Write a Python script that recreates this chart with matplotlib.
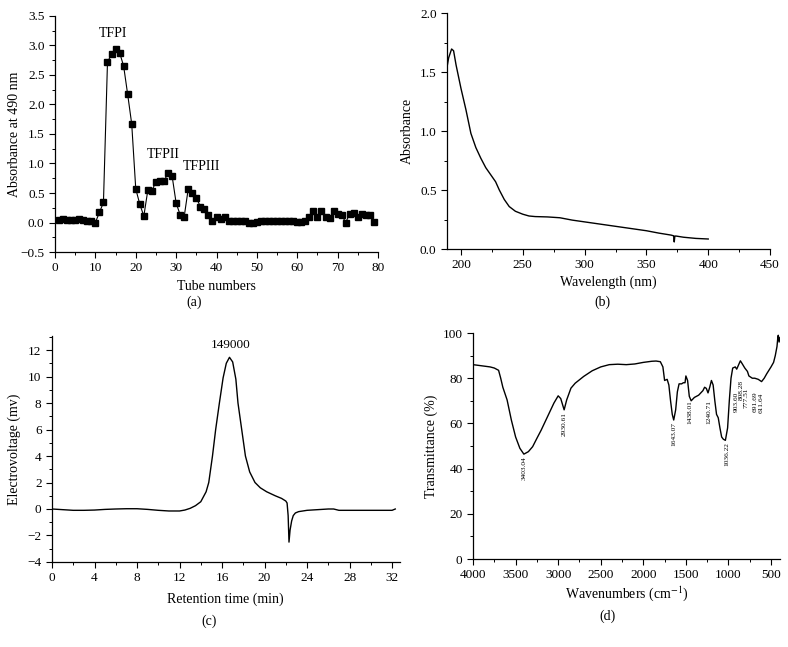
* * *
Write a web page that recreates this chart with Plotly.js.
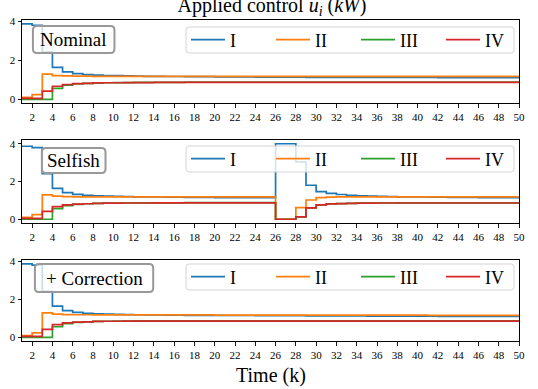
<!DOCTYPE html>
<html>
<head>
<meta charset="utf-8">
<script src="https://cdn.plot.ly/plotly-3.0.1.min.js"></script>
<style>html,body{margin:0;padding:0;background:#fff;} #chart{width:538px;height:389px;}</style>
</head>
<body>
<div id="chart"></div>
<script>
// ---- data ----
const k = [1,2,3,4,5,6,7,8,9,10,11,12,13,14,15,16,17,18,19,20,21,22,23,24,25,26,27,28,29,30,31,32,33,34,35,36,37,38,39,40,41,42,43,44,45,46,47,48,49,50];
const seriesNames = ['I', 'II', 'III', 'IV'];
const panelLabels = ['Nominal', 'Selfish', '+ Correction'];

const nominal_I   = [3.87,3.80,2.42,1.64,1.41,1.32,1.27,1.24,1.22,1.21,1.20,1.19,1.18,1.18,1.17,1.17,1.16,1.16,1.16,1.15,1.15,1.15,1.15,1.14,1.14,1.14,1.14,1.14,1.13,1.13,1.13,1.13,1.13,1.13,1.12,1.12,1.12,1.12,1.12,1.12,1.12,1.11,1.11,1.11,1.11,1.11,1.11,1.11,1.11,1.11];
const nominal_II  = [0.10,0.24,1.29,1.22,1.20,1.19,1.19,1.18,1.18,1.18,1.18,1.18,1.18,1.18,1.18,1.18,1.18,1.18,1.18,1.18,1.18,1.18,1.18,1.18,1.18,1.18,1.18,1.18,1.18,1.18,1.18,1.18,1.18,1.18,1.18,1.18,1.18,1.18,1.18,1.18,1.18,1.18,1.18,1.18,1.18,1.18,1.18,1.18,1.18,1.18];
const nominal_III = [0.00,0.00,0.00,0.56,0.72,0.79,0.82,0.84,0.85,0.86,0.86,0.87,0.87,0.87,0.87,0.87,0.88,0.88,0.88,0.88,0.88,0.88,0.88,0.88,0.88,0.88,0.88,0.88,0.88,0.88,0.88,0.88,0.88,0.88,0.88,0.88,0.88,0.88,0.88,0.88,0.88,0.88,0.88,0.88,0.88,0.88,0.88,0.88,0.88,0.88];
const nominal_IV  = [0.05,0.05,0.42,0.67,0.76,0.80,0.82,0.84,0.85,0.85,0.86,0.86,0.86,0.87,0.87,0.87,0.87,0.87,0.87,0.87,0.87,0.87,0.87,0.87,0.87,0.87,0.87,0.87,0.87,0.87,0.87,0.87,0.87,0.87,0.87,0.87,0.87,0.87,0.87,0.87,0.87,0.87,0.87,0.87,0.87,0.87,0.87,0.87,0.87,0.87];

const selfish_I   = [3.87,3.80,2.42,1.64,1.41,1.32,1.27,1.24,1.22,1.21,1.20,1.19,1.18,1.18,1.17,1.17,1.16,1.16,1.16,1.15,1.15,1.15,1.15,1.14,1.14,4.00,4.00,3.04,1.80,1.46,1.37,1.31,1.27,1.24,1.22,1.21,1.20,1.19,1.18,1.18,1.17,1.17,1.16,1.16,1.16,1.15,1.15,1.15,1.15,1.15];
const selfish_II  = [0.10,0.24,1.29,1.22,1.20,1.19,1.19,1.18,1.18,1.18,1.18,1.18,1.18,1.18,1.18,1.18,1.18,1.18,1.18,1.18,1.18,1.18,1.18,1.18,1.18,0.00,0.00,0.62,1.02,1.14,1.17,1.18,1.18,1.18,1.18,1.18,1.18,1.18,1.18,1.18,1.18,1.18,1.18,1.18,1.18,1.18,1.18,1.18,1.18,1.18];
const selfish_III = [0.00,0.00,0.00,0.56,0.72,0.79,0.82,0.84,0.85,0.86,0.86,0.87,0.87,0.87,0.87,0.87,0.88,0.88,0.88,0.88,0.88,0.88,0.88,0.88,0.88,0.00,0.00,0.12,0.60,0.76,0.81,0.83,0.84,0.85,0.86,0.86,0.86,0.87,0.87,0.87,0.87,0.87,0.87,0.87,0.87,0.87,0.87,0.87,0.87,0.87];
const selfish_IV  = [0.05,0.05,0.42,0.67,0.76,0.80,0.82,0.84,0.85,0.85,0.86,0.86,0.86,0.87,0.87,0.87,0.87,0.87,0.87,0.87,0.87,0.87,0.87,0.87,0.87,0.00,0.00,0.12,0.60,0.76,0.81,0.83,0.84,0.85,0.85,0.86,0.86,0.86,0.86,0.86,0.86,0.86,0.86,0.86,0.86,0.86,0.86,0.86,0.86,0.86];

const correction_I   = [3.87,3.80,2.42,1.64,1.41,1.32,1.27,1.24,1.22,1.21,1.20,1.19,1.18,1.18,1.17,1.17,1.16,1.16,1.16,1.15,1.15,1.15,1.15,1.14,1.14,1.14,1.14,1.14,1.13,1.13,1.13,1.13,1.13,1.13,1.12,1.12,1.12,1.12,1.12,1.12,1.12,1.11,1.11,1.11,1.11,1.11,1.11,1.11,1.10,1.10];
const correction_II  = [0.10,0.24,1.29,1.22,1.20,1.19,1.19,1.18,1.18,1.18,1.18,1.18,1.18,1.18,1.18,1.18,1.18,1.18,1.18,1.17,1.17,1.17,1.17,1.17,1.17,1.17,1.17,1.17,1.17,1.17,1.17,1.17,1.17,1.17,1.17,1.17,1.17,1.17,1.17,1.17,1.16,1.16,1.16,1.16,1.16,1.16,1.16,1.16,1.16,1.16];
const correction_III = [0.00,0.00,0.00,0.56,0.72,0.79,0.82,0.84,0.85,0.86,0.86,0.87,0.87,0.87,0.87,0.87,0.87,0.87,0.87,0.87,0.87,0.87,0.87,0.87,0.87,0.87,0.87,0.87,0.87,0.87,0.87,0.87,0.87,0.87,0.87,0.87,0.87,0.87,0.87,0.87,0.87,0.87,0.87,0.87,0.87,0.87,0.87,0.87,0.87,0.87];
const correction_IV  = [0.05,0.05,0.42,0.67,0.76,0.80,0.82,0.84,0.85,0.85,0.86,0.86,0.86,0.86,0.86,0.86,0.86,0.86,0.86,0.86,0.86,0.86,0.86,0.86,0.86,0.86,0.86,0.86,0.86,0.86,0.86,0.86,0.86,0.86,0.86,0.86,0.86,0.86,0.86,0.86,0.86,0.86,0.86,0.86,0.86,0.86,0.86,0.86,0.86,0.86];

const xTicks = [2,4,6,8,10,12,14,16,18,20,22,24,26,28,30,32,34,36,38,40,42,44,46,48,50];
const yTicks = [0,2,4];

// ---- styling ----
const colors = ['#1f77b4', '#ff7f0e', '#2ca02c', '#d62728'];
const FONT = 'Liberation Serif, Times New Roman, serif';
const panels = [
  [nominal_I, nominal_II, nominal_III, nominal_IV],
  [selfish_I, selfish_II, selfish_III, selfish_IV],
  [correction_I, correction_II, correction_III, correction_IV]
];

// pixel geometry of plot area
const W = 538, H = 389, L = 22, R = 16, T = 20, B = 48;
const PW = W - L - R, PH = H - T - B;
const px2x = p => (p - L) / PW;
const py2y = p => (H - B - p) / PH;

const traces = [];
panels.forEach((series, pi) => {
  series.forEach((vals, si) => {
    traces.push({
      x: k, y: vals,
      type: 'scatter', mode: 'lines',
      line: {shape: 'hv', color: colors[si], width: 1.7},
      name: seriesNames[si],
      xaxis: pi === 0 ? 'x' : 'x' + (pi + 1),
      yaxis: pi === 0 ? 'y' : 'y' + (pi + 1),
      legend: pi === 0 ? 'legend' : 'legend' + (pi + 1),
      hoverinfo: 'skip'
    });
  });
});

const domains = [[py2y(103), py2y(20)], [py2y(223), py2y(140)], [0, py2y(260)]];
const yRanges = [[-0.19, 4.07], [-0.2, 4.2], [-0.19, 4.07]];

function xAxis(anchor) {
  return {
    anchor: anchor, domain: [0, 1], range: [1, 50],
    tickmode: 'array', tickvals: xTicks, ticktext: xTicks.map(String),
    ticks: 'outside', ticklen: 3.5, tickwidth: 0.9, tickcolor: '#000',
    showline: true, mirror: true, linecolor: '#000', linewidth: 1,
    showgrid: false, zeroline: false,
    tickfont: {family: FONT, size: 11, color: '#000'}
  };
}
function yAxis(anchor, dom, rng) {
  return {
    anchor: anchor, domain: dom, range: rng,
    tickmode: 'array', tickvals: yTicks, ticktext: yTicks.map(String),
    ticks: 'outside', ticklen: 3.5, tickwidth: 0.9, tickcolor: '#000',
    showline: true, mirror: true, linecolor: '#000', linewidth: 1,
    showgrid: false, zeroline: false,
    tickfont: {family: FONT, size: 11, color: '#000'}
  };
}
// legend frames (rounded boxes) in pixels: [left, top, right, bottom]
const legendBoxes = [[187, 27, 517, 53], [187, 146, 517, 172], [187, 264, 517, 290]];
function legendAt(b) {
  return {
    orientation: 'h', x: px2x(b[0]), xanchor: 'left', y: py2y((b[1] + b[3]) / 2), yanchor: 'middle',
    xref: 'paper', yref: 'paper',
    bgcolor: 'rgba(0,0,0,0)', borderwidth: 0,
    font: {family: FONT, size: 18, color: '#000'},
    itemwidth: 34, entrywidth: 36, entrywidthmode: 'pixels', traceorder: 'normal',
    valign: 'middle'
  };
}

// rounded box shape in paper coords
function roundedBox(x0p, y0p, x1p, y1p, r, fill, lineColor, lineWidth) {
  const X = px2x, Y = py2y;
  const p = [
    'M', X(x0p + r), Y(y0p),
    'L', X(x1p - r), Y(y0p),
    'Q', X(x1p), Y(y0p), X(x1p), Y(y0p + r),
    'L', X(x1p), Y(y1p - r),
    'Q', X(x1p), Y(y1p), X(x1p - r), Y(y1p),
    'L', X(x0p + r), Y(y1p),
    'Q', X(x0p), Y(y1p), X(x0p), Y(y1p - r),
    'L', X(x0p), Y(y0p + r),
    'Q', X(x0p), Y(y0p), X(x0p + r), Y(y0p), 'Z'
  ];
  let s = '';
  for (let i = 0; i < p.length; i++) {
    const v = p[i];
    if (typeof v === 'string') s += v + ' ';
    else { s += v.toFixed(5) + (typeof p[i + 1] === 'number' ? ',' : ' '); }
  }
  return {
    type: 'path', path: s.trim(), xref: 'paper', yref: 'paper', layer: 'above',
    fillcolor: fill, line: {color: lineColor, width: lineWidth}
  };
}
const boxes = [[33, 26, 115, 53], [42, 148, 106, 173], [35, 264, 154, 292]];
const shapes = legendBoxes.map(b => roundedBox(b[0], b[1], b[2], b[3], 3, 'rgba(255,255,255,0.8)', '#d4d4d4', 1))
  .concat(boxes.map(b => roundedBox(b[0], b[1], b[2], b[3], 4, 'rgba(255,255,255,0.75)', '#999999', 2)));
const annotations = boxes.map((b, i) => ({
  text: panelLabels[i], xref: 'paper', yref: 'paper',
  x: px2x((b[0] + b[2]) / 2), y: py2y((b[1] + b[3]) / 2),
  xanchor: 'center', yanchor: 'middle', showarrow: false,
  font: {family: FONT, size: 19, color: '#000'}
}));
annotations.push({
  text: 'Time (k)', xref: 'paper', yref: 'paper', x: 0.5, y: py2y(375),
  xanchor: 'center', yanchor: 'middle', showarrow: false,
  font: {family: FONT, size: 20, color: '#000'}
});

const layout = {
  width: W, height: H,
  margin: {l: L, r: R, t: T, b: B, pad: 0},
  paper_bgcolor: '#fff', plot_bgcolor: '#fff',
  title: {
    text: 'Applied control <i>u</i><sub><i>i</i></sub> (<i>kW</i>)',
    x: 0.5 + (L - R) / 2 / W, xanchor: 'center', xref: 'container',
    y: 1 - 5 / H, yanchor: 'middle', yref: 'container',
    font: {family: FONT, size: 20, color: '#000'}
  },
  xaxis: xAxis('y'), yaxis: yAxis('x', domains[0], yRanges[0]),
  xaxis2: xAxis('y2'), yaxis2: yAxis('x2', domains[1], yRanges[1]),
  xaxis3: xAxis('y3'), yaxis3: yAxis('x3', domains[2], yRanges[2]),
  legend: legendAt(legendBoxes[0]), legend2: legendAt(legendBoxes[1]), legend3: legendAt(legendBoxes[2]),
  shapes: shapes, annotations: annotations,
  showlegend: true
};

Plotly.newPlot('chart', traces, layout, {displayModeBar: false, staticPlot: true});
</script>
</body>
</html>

**What needs to be done:**
Give only the number of lines in the data that include the string "this".

**Task result:**
2